IVELISSE: You have already started working on your next poetry collection. Can you tell us about that new writing project?
ANSEL: My second collection of poetry explores the private lives of conjoined twins. As someone interested in multiple ways of being, I see the situation of joined twins as just another way of being. We “singletons” (as joined twins often refer to single-bodied people) might see the Siamese twins and be stunned at the sight of their bodies or even find them grotesque, but just as you or I, they were born into their bodies and it’s no more strange to them than it is strange for us to inhabit our own bodies. Instead of viewing their bodies as a limitation, I see them as unique because they experience the world in radically different ways than everyone else. They are truly extraordinary.
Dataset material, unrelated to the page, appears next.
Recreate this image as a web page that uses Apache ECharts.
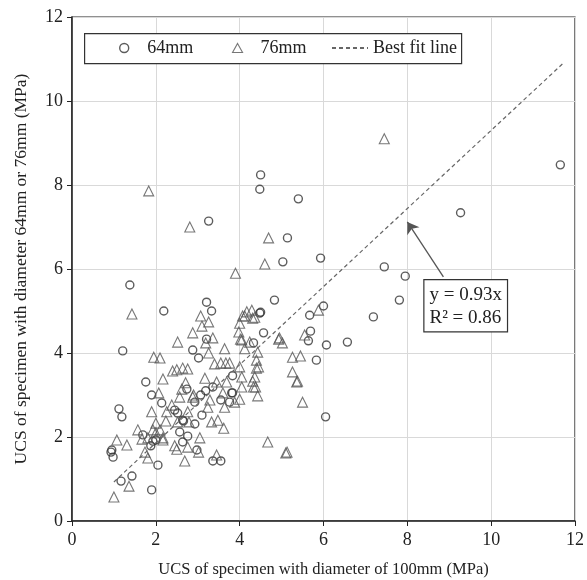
<!DOCTYPE html>
<html>
<head>
<meta charset="utf-8">
<script src="https://cdn.jsdelivr.net/npm/echarts@6/dist/echarts.min.js"></script>
<style>
html,body{margin:0;padding:0;background:#fff;}
#main{width:587px;height:580px;}
</style>
</head>
<body>
<div id="main"></div>
<script>
// 64mm specimens [UCS 100mm, UCS 64mm]
var d64 = [
  [11.65,8.48],[9.27,7.34],[5.4,7.67],[4.5,8.24],[4.48,7.9],[3.26,7.14],[5.14,6.74],[5.03,6.17],
  [5.93,6.26],[7.45,6.05],[7.95,5.83],[7.81,5.26],[7.19,4.86],[6.0,5.12],[5.67,4.9],[5.69,4.52],
  [5.64,4.29],[6.07,4.19],[6.57,4.26],[5.83,3.83],[6.05,2.48],[1.38,5.62],[2.19,5.0],[3.21,5.21],
  [3.33,5.0],[4.83,5.26],[4.48,4.95],[4.5,4.97],[4.57,4.48],[4.33,4.24],[3.21,4.33],[2.88,4.07],
  [3.02,3.88],[1.21,4.05],[3.83,3.46],[3.83,3.05],[1.76,3.31],[1.9,3.0],[1.12,2.67],[1.19,2.48],
  [2.14,2.81],[2.74,3.14],[3.19,3.1],[3.36,3.19],[3.07,3.0],[2.93,2.83],[3.81,3.05],[3.76,2.83],
  [3.55,2.88],[2.45,2.64],[2.52,2.57],[2.64,2.4],[2.66,2.38],[2.93,2.31],[3.1,2.52],[2.57,2.12],
  [2.76,2.02],[2.64,1.88],[1.69,2.05],[2.0,1.93],[1.93,1.9],[1.88,1.79],[2.98,1.69],[3.36,1.43],
  [3.55,1.43],[0.95,1.69],[0.98,1.52],[0.93,1.64],[2.05,1.33],[1.17,0.95],[1.43,1.07],[1.9,0.74]
];
// 76mm specimens [UCS 100mm, UCS 76mm]
var d76 = [
  [7.45,9.1],[1.83,7.86],[2.81,7.0],[4.69,6.74],[4.6,6.12],[3.9,5.9],[1.43,4.93],[3.07,4.88],
  [3.26,4.74],[3.1,4.64],[2.88,4.48],[2.52,4.26],[3.36,4.36],[3.19,4.24],[3.26,4.0],[3.64,4.1],
  [4.29,5.02],[4.17,4.98],[4.12,4.88],[4.31,4.83],[4.36,4.85],[4.07,4.88],[4.0,4.71],[3.98,4.5],
  [4.02,4.33],[4.05,4.31],[4.24,4.26],[4.12,4.1],[4.43,4.02],[4.4,3.83],[4.45,3.67],[4.4,3.64],
  [4.93,4.33],[5.02,4.24],[5.88,5.02],[5.55,4.43],[5.26,3.9],[5.45,3.93],[5.26,3.55],[5.36,3.31],
  [5.38,3.33],[5.5,2.83],[4.67,1.88],[5.1,1.62],[5.13,1.64],[1.95,3.9],[2.1,3.88],[2.4,3.57],
  [2.64,3.64],[2.76,3.62],[2.17,3.38],[3.17,3.4],[2.71,3.29],[3.4,3.74],[3.55,3.76],[3.67,3.76],
  [3.76,3.76],[2.07,3.05],[2.62,3.14],[2.9,3.0],[4.0,3.67],[4.05,3.43],[4.36,3.43],[4.31,3.33],
  [4.33,3.19],[4.43,2.98],[4.05,3.19],[3.69,3.31],[3.45,3.31],[3.6,3.05],[2.88,2.95],[2.57,2.95],
  [2.38,2.76],[3.24,2.71],[3.64,2.71],[1.9,2.6],[2.26,2.6],[2.76,2.6],[2.0,2.33],[2.24,2.38],
  [2.52,2.36],[2.79,2.36],[3.33,2.36],[3.48,2.4],[3.62,2.21],[1.57,2.17],[1.93,2.17],[2.1,2.17],
  [1.81,1.98],[1.67,1.95],[2.17,1.93],[1.07,1.93],[1.31,1.81],[1.74,1.64],[1.81,1.5],[2.45,1.79],
  [2.5,1.71],[2.76,1.76],[3.05,1.98],[3.02,1.64],[2.69,1.43],[3.45,1.57],[1.36,0.83],[1.0,0.57],
  [3.88,2.83],[4.0,2.9],[3.29,2.88],[2.0,2.1],[2.17,1.98],[4.38,3.19],[4.95,4.36],[2.5,3.6]
];
// best fit y = 0.93x
var slope = 0.93;
var fitX = [1.0, 11.75];
var fitLine = fitX.map(function (x) { return [x, +(slope * x).toFixed(3)]; });
var arrowFrom = [8.86, 5.81];
var arrowTo = [8.0, 7.12];
var boxAt = [8.38, 5.76];

var font = 'Liberation Serif';
var triPath = 'path://M5,0 L10,9 L0,9 Z';
var legText = { fontFamily: font, fontSize: 18, color: '#222' };
function leg(left, item) {
  return {
    left: left, top: 39, itemWidth: 36, itemHeight: 9, padding: 0, z: 95,
    textStyle: legText, data: [item]
  };
}
var mychart = echarts.init(document.getElementById('main'));
mychart.setOption({
  animation: false,
  textStyle: { fontFamily: font },
  grid: {
    left: 72, right: 12, top: 17, bottom: 59, outerBoundsMode: 'none',
    show: true, borderColor: '#222', borderWidth: 1.2
  },
  graphic: [{
    type: 'rect', left: 84, top: 33, z: 90,
    shape: { width: 377, height: 30 },
    style: { fill: '#fff', stroke: '#333', lineWidth: 1.2 }
  }],
  legend: [
    leg(119, { name: '64mm', icon: 'circle', itemStyle: { color: 'rgba(0,0,0,0)', borderColor: '#333', borderWidth: 1.4 } }),
    leg(232, { name: '76mm', icon: triPath, itemStyle: { color: 'rgba(0,0,0,0)', borderColor: '#555', borderWidth: 1.1 } }),
    leg(331, { name: 'Best fit line', itemStyle: { opacity: 0 } })
  ],
  xAxis: {
    type: 'value', min: 0, max: 12, interval: 2,
    name: 'UCS of specimen with diameter of 100mm (MPa)',
    nameLocation: 'middle', nameGap: 40,
    nameTextStyle: { fontFamily: font, fontSize: 16.5, color: '#222' },
    axisLine: { lineStyle: { color: '#222', width: 1.5 } },
    axisTick: { length: 5, lineStyle: { color: '#222' } },
    axisLabel: { fontFamily: font, fontSize: 18, color: '#222', margin: 10 },
    splitLine: { lineStyle: { color: '#d9d9d9', width: 1 } }
  },
  yAxis: {
    type: 'value', min: 0, max: 12, interval: 2,
    name: 'UCS of specimen with diameter 64mm or 76mm (MPa)',
    nameLocation: 'middle', nameGap: 42,
    nameTextStyle: { fontFamily: font, fontSize: 17.5, color: '#222' },
    axisLine: { lineStyle: { color: '#222', width: 1.5 } },
    axisTick: { show: true, length: 5, lineStyle: { color: '#222' } },
    axisLabel: { fontFamily: font, fontSize: 18, color: '#222', margin: 9 },
    splitLine: { lineStyle: { color: '#d9d9d9', width: 1 } }
  },
  series: [
    {
      name: '64mm', type: 'scatter', symbol: 'circle', symbolSize: 8, data: d64,
      itemStyle: { color: 'rgba(0,0,0,0)', borderColor: '#333', borderWidth: 1.4 }
    },
    {
      name: '76mm', type: 'scatter', symbol: 'triangle', symbolSize: 10, data: d76,
      symbolKeepAspect: true,
      itemStyle: { color: 'rgba(0,0,0,0)', borderColor: '#555', borderWidth: 1.1 }
    },
    {
      name: 'Best fit line', type: 'line', data: fitLine, symbol: 'none',
      itemStyle: { color: '#666' },
      lineStyle: { color: '#666', width: 1.2, type: [4, 3] },
      markLine: {
        silent: true, symbol: ['none', 'arrow'], symbolSize: 11,
        label: { show: false },
        lineStyle: { color: '#555', width: 1.3, type: 'solid' },
        data: [[{ coord: arrowFrom }, { coord: arrowTo }]]
      }
    }
  ]
});
var p = mychart.convertToPixel({ gridIndex: 0 }, boxAt);
mychart.setOption({
  graphic: [{}, {
    type: 'text', left: p[0], top: p[1], z: 100,
    style: {
      text: 'y = 0.93x\nR² = 0.86', font: '19px ' + font, fill: '#222', lineHeight: 23,
      backgroundColor: '#fff', borderColor: '#333', borderWidth: 1.2, padding: [3, 5, 2, 5]
    }
  }]
});
</script>
</body>
</html>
I am also currently at work on a memoir about being a love child. It is the story of the tremendous hostility my parents endured for the sake of love—of “unlawful” love—and what they went through to bring me into this world. Especially my mother, because women always bear the brunt of shaming whenever there’s some kind of social transgression. In Love Child, I’m exploring what it means to be an “illegitimate,” and the social stigma of being born out of wedlock. I’m taking as a call to arms Edmund’s line in “Lear,” “Now, gods, stand up for bastards!”